Asset Building News Week, January 5 - January 9

article | December 19, 2014

The Asset Building News Week is a weekly Friday feature on The Ladder, the Asset Building Program blog, designed to help readers keep up with news and developments in the asset building field. This week's topics include retirement, the racial wealth gap, and drug testing.


Justin King and Elliot Schreur of New America’s Asset Building Program posited a question: “Could 2015 be the year that marks a turning point for rebuilding middle-class wealth?” Two new retirement savings initiatives make them hopeful: myRA and the Illinois Secure Choice Savings Program. These programs provide an opportunity for the middle-class to develop a diversity of assets. According to King and Schreur, “Families with higher incomes have more diversified balance sheets, allowing them to take full advantage of the growth, stability, and tax advantages offered by different asset types.” The Wall Street Journal’s Josh Zumbrun also reported on stark differences in asset diversity between the wealthy and middle-class. “The very rich often live in expensive houses, but that’s not where most of their wealth is.” While approximately two-thirds of the wealth of the middle-class is tied up in their home, only 9% of the net-worth of the wealthiest 1% of Americans is in their residence.
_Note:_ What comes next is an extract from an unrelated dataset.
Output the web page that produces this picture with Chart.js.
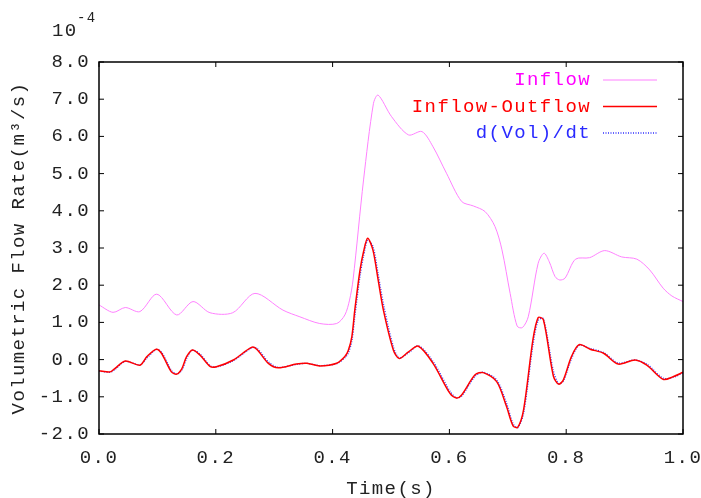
<!DOCTYPE html>
<html>
<head>
<meta charset="utf-8">
<script src="https://cdn.jsdelivr.net/npm/chart.js@4/dist/chart.umd.min.js"></script>
<style>
  html, body { margin: 0; padding: 0; background: #fff; }
  #wrap { width: 701px; height: 498px; }
</style>
</head>
<body>
<div id="wrap"><canvas id="grafico" width="701" height="498"></canvas></div>
<script>
// dados (unidade 1e-4 m3/s)
const tempoInflow = [0.000, 0.024, 0.045, 0.070, 0.099, 0.133, 0.161, 0.190, 0.229, 0.267,
  0.315, 0.344, 0.378, 0.407, 0.421, 0.429, 0.435, 0.453, 0.470, 0.478, 0.501, 0.530,
  0.553, 0.572, 0.595, 0.621, 0.641, 0.661, 0.678, 0.690, 0.704, 0.716, 0.725, 0.735,
  0.752, 0.762, 0.771, 0.781, 0.789, 0.798, 0.816, 0.840, 0.866, 0.895, 0.921, 0.943,
  0.966, 0.981, 1.000];
const inflow = [1.47, 1.27, 1.40, 1.29, 1.76, 1.20, 1.56, 1.26, 1.26, 1.78,
  1.33, 1.15, 0.97, 0.97, 1.20, 1.60, 2.14, 4.83, 6.89, 7.11, 6.53, 6.04,
  6.13, 5.72, 5.01, 4.25, 4.13, 3.98, 3.58, 2.95, 1.78, 0.90, 0.86, 1.15,
  2.59, 2.86, 2.63, 2.23, 2.14, 2.19, 2.70, 2.74, 2.93, 2.76, 2.70, 2.41,
  1.92, 1.71, 1.56];

const tempoNet = [0.000, 0.019, 0.027, 0.045, 0.070, 0.082, 0.098, 0.107, 0.124, 0.133,
  0.142, 0.150, 0.160, 0.173, 0.190, 0.201, 0.230, 0.261, 0.270, 0.290, 0.307, 0.338,
  0.356, 0.378, 0.407, 0.421, 0.427, 0.433, 0.438, 0.447, 0.453, 0.460, 0.469, 0.478,
  0.487, 0.504, 0.514, 0.530, 0.547, 0.572, 0.601, 0.612, 0.621, 0.644, 0.658, 0.681,
  0.698, 0.709, 0.717, 0.727, 0.743, 0.752, 0.761, 0.778, 0.787, 0.795, 0.809, 0.822,
  0.841, 0.864, 0.889, 0.918, 0.938, 0.966, 0.983, 1.000];
const inflowOutflow = [-0.30, -0.33, -0.24, -0.04, -0.15, 0.08, 0.28, 0.17, -0.33, -0.39,
  -0.24, 0.08, 0.26, 0.12, -0.18, -0.19, -0.01, 0.33, 0.28, -0.10, -0.22, -0.12,
  -0.10, -0.17, -0.10, 0.08, 0.25, 0.62, 1.33, 2.41, 2.90, 3.26, 2.95, 2.14,
  1.33, 0.26, 0.03, 0.21, 0.36, -0.10, -0.91, -1.03, -0.95, -0.41, -0.35, -0.59,
  -1.27, -1.78, -1.82, -1.35, 0.53, 1.13, 1.07, -0.44, -0.66, -0.55, 0.08, 0.40,
  0.28, 0.17, -0.12, -0.01, -0.15, -0.53, -0.46, -0.34];
const dVoldt = [-0.31, -0.34, -0.27, -0.05, -0.14, 0.04, 0.27, 0.20, -0.29, -0.39,
  -0.28, 0.03, 0.25, 0.15, -0.16, -0.20, -0.03, 0.31, 0.31, -0.06, -0.21, -0.13,
  -0.10, -0.16, -0.11, 0.05, 0.18, 0.50, 1.15, 2.25, 2.78, 3.20, 3.05, 2.30,
  1.50, 0.35, 0.05, 0.18, 0.37, -0.05, -0.85, -1.03, -0.98, -0.45, -0.34, -0.55,
  -1.18, -1.72, -1.83, -1.45, 0.38, 1.05, 1.10, -0.30, -0.64, -0.58, 0.02, 0.38,
  0.30, 0.19, -0.09, -0.01, -0.12, -0.50, -0.48, -0.36];

const xTicks = ['0.0', '0.2', '0.4', '0.6', '0.8', '1.0'];
const yTicks = ['-2.0', '-1.0', '0.0', '1.0', '2.0', '3.0', '4.0', '5.0', '6.0', '7.0', '8.0'];
const legendaCores = ['#ff00ff', '#ff0000', '#2a2aff'];

const fonte = 'Liberation Mono, Courier New, monospace';

function pares(xs, ys) {
  return xs.map((x, i) => ({ x: x, y: ys[i] }));
}

// espaçamento entre letras, parecido com o gnuplot
const espacamento = {
  id: 'espacamento',
  beforeDraw(chart) { chart.ctx.letterSpacing = '1.4px'; }
};

// moldura com marcas internas nos quatro lados + expoente 10^-4
const moldura = {
  id: 'moldura',
  afterDatasetsDraw(chart) {
    const { ctx, chartArea: a, scales } = chart;
    ctx.save();
    ctx.strokeStyle = '#000';
    ctx.lineWidth = 1.5;
    ctx.strokeRect(a.left, a.top, a.right - a.left, a.bottom - a.top);
    ctx.lineWidth = 1;
    ctx.beginPath();
    scales.x.ticks.forEach(t => {
      const px = scales.x.getPixelForValue(t.value);
      ctx.moveTo(px, a.bottom); ctx.lineTo(px, a.bottom - 5);
      ctx.moveTo(px, a.top); ctx.lineTo(px, a.top + 5);
    });
    scales.y.ticks.forEach(t => {
      const py = scales.y.getPixelForValue(t.value);
      ctx.moveTo(a.left, py); ctx.lineTo(a.left + 5, py);
      ctx.moveTo(a.right, py); ctx.lineTo(a.right - 5, py);
    });
    ctx.stroke();

    ctx.fillStyle = '#222';
    ctx.textAlign = 'left';
    ctx.textBaseline = 'alphabetic';
    ctx.font = '19px ' + fonte;
    ctx.fillText('10', 52, 36);
    ctx.font = '14px ' + fonte;
    ctx.fillText('-4', 77, 22);
    ctx.restore();
  }
};

// legenda no estilo gnuplot: texto à direita alinhado, amostra da linha ao lado
const legenda = {
  id: 'legenda',
  afterDraw(chart) {
    const ctx = chart.ctx;
    ctx.save();
    ctx.font = '19px ' + fonte;
    ctx.textAlign = 'right';
    ctx.textBaseline = 'middle';
    chart.data.datasets.forEach((ds, i) => {
      const y = 80 + i * 26.5;
      ctx.fillStyle = legendaCores[i];
      ctx.fillText(ds.label, 591, y);
      ctx.beginPath();
      ctx.strokeStyle = ds.borderColor;
      ctx.lineWidth = ds.borderWidth;
      ctx.setLineDash(ds.borderDash || []);
      ctx.moveTo(603, y);
      ctx.lineTo(657, y);
      ctx.stroke();
    });
    ctx.restore();
  }
};

const ctx = document.getElementById('grafico').getContext('2d');
new Chart(ctx, {
  type: 'line',
  data: {
    datasets: [
      {
        label: 'Inflow',
        data: pares(tempoInflow, inflow),
        borderColor: '#ff80ff',
        borderWidth: 1,
        pointRadius: 0,
        tension: 0.3
      },
      {
        label: 'Inflow-Outflow',
        data: pares(tempoNet, inflowOutflow),
        borderColor: '#ff0000',
        borderWidth: 1.5,
        pointRadius: 0,
        tension: 0.3
      },
      {
        label: 'd(Vol)/dt',
        data: pares(tempoNet, dVoldt),
        borderColor: '#3030ff',
        borderWidth: 1.3,
        borderDash: [1, 1.5],
        pointRadius: 0,
        tension: 0.3
      }
    ]
  },
  options: {
    responsive: false,
    animation: false,
    layout: { padding: { left: 8, right: 18, top: 62, bottom: 0 } },
    scales: {
      x: {
        type: 'linear',
        min: 0,
        max: 1,
        afterBuildTicks: s => { s.ticks = xTicks.map(v => ({ value: Number(v) })); },
        afterFit: s => { s.height = 64; s.paddingLeft = 0; s.paddingRight = 0; },
        grid: { display: false, drawTicks: false },
        border: { display: false },
        ticks: {
          padding: 13,
          color: '#222',
          font: { family: fonte, size: 19 },
          maxRotation: 0,
          callback: v => Number(v).toFixed(1)
        },
        title: {
          display: true,
          text: 'Time(s)',
          color: '#222',
          font: { family: fonte, size: 19, lineHeight: 1 },
          padding: { top: 0, bottom: 0 }
        }
      },
      y: {
        min: -2,
        max: 8,
        afterBuildTicks: s => { s.ticks = yTicks.map(v => ({ value: Number(v) })); },
        afterFit: s => { s.width = 91; s.paddingTop = 0; s.paddingBottom = 0; },
        grid: { display: false, drawTicks: false },
        border: { display: false },
        ticks: {
          padding: 9,
          color: '#222',
          font: { family: fonte, size: 19 },
          callback: v => Number(v).toFixed(1)
        },
        title: {
          display: true,
          text: 'Volumetric Flow Rate(m³/s)',
          color: '#222',
          font: { family: fonte, size: 19, lineHeight: 1.2 },
          padding: 0
        }
      }
    },
    plugins: {
      legend: { display: false },
      tooltip: { enabled: false }
    }
  },
  plugins: [espacamento, moldura, legenda]
});
</script>
</body>
</html>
Dan Kadlec from MONEY touted the Illinois Secure Choice program, which was signed into law on Sunday, as a potential national model for retirement savings.

Racial Wealth Gap

Ray Boshara and William Emmons of the Federal Reserve Bank of St. Louis wrote in the Washington Post on the racial wealth gap. Boshara and Emmons explored stark differences in wealth accumulation across race and ethnicity in the United States. The numbers speak for themselves: “One in three blacks has less than $1,000 in wealth (assets minus debts). For whites, it’s one in nine; Asians, one in eight; and Hispanics, one in four. At the top end of the distribution, the odds of having $1 million in wealth are one in eight for whites and one in nine for Asians but about one in 100 for those who are Hispanic or black.” Boshara and Emmons identified gaps in income, education, and financial health as potential drivers of wealth inequality. The article recommended several asset building policies to close the divide, including Children’s Savings Accounts and the expansion of retirement savings options. In The Nation Jesse A. Myerson and Mychal Denzel Smith proposed similar, but more ambitious, fixes, specifically recommending that everyone born into a wealth-poor family be “granted a trust fund at birth that would mature when the person reaches 18.”

Drug Testing

Kate Abbey-Lambertz of The Huffington Post wrote on a new Michigan law that institutes a suspicion-based, drug-testing pilot program for welfare recipients. Her coverage detailed reactions within the state, including that of American Civil Liberties Union of Michigan Executive Director Kary Moss: “While the goal may be to prevent taxpayer funds from being used for illicit purposes, these kinds of programs may instead throw families who are already in extreme distress and poverty into even worse shape, harming children who the state should help protect. Drug testing is also very costly, rife with false positives, and not a proven deterrent to drug use. What it will reveal is that the resources are not in place to help those with drug problems.” In December, Gilda Jacobs of the Michigan League for Public Policy urged Snyder to veto the legislation: "While these bills talk about adults, as you know, the majority of those benefiting from cash assistance are children. Cutting off heat and the ability to pay rent will destabilize the households, leading to the breakup of families, an event that’s particularly damaging to children.” CLASP’s Randi Hall described drug testing public benefits applicants as illegal, ineffective, and even unconstitutional.

Quick Hits

NPR’s Scott Neuman reported that the U.S. economy added 252,000 jobs in December; Unemployment now stands at a rate of 5.6 percent.

According to Ken Dixon, “Connecticut's poorest residents pay more than 20 percent of state tax revenue, nearly twice what top earners contribute.”